International Implications: FMS Customers Still Rely on SPY-1 Ecosystem
Apart from domestic applications aboard U.S. warships such as DDG Flight I/II/IIAs and CGs nearing decommissioning schedules (~2030–2035), several allied navies continue to field Aegis-equipped vessels using SPY variants:
- Japan Maritime Self Defense Force: Kongo-, Atago-, Maya-class destroyers use SPY-1D/D(V)
- Korea Navy: Sejong Daewang-class destroyers use SPY-1D(V)
- NATO Allies: Spain’s Álvaro de Bazán class; Norway’s Fridtjof Nansen class; Australia’s Hobart class all operate variants of Aegis + SPY radars under FMS agreements with ongoing logistics tail requirements via NSWC PHD-managed frameworks.
This global footprint increases demand for trusted third-party providers capable of delivering timely repairs or upgrades without compromising classified interfaces—a role Kratos appears well-positioned to fulfill given its existing clearances and depot access credentials.
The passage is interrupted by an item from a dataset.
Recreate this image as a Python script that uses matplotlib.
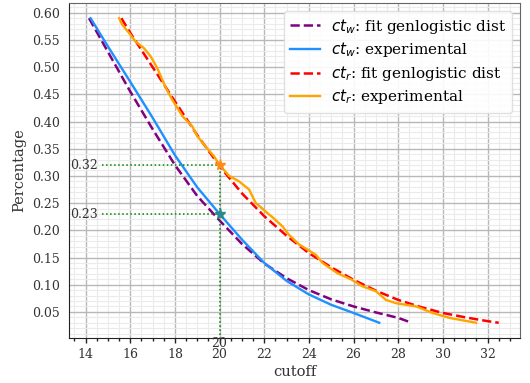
import numpy as np
import matplotlib
matplotlib.use("Agg")
import matplotlib.pyplot as plt
from matplotlib.ticker import AutoMinorLocator

plt.rcParams['font.family'] = 'DejaVu Serif'

# ct_w experimental
w_exp_x = [14.22, 15, 16, 17, 18, 19, 20, 21, 22, 23, 24, 25, 26, 27.15]
w_exp_y = [0.59, 0.538, 0.473, 0.407, 0.338, 0.279, 0.23, 0.183, 0.14, 0.107, 0.082, 0.063, 0.048, 0.03]

# ct_w fit genlogistic
w_fit_x = [14.15, 15, 16, 17, 18, 19, 20, 21, 22, 23, 24, 25, 26, 27, 28, 28.6]
w_fit_y = [0.59, 0.528, 0.455, 0.386, 0.32, 0.263, 0.218, 0.175, 0.139, 0.112, 0.09, 0.073, 0.06, 0.049, 0.039, 0.03]

# ct_r fit genlogistic
r_fit_x = [15.6, 16, 17, 18, 19, 20, 21, 22, 23, 24, 25, 26, 27, 28, 29, 30, 31, 32, 32.5]
r_fit_y = [0.59, 0.563, 0.5, 0.437, 0.375, 0.318, 0.268, 0.226, 0.19, 0.158, 0.132, 0.109, 0.089, 0.072, 0.059, 0.048, 0.04, 0.033, 0.03]

# ct_r experimental
r_exp_x = [15.5, 15.64, 15.94, 16.24, 16.61, 16.91, 17.21, 17.59, 17.88, 18.11, 18.33, 18.78, 19.0,
           19.38, 19.75, 20.0, 20.43, 20.87, 21.32, 21.62, 21.77, 22.22, 22.37, 22.82, 23.1, 23.56,
           24.31, 24.61, 25.28, 25.88, 26.4, 27.0, 27.45, 27.9, 28.8, 29.54, 30.29, 31.49]
r_exp_y = [0.59, 0.578, 0.563, 0.547, 0.535, 0.52, 0.498, 0.462, 0.44, 0.425, 0.41, 0.391, 0.373,
           0.354, 0.336, 0.32, 0.30, 0.29, 0.275, 0.25, 0.245, 0.229, 0.224, 0.207, 0.192, 0.174,
           0.155, 0.14, 0.121, 0.11, 0.097, 0.088, 0.072, 0.066, 0.06, 0.048, 0.039, 0.03]

cut = 20
p_r = 0.32
p_w = 0.23

fig = plt.figure(figsize=(5.3, 3.83), dpi=100)
ax = fig.add_axes([0.130, 0.1175, 0.851, 0.8747])

ax.plot(w_fit_x, w_fit_y, c='purple', ls='--', lw=1.8, label=r'$ct_w$: fit genlogistic dist')
ax.plot(w_exp_x, w_exp_y, c='#1e90ff', lw=1.7, label=r'$ct_w$: experimental')
ax.plot(r_fit_x, r_fit_y, c='red', ls='--', lw=1.8, label=r'$ct_r$: fit genlogistic dist')
ax.plot(r_exp_x, r_exp_y, c='orange', lw=1.7, label=r'$ct_r$: experimental')

ax.plot([14.75, cut], [p_r, p_r], c='green', ls=':', lw=1.1)
ax.plot([14.75, cut], [p_w, p_w], c='green', ls=':', lw=1.1)
ax.plot([cut, cut], [0, p_r], c='green', ls=':', lw=1.1)
ax.plot(cut, p_r, marker='*', c='#ff8c1a', markersize=8)
ax.plot(cut, p_w, marker='*', c='#2a8a8a', markersize=8)
ax.text(13.3, p_r, '%.2f' % p_r, ha='left', va='center', fontsize=9, color='#333333')
ax.text(13.3, p_w, '%.2f' % p_w, ha='left', va='center', fontsize=9, color='#333333')
ax.text(cut, 0.003, str(cut), ha='center', va='top', fontsize=9, color='#333333')

ax.set_xlim(13.25, 33.45)
ax.set_ylim(0.002, 0.618)
ax.set_xticks(np.arange(14, 33, 2))
ax.set_yticks(np.arange(0.05, 0.61, 0.05))
ax.xaxis.set_minor_locator(AutoMinorLocator())
ax.yaxis.set_minor_locator(AutoMinorLocator())
ax.grid(which='major', color='#b8b8b8', lw=1.0)
ax.grid(which='minor', color='#ebebeb', lw=0.8)
ax.set_axisbelow(True)
ax.tick_params(axis='x', which='major', length=3.5, width=1, colors='#222222', labelcolor='#333333', labelsize=9)
ax.tick_params(axis='x', which='minor', length=2, width=1, colors='#222222')
ax.tick_params(axis='y', which='both', length=0, pad=6.5, labelcolor='#333333', labelsize=9)
for s in ['left', 'bottom']:
    ax.spines[s].set_color('#222222')
for s in ['top', 'right']:
    ax.spines[s].set_color('#666666')

ax.set_xlabel('cutoff', fontsize=10.5, color='#333333', labelpad=3)
ax.set_ylabel('Percentage', fontsize=10.5, color='#333333', labelpad=4)
ax.legend(loc='upper right', fontsize=11, framealpha=0.9, edgecolor='#dddddd',
          handlelength=2.0, handletextpad=0.7, labelspacing=0.3, borderaxespad=0.5)

fig.savefig('out.png', dpi=100)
A Path Forward Through Incremental Modernization & Sustainment Synergy
The Kratos contract illustrates how incremental modernization paired with robust sustainment can extend combat viability even amid shifting technology baselines. As peer adversaries deploy increasingly sophisticated anti-access/area denial (A2/AD) tools including hypersonic glide vehicles and low-RCS cruise missiles designed specifically to stress naval IAMD layers—the reliability of proven sensors like AN/SPY‑1 remains essential until full-scale deployment of next-gen sensors is achieved fleet-wide.
If properly executed over its five-year duration through FY2029, this contract could serve as a model case study in how mid-tier defense firms contribute strategically within complex weapons ecosystems dominated by primes yet dependent on agile subsystem integrators for day-to-day readiness assurance.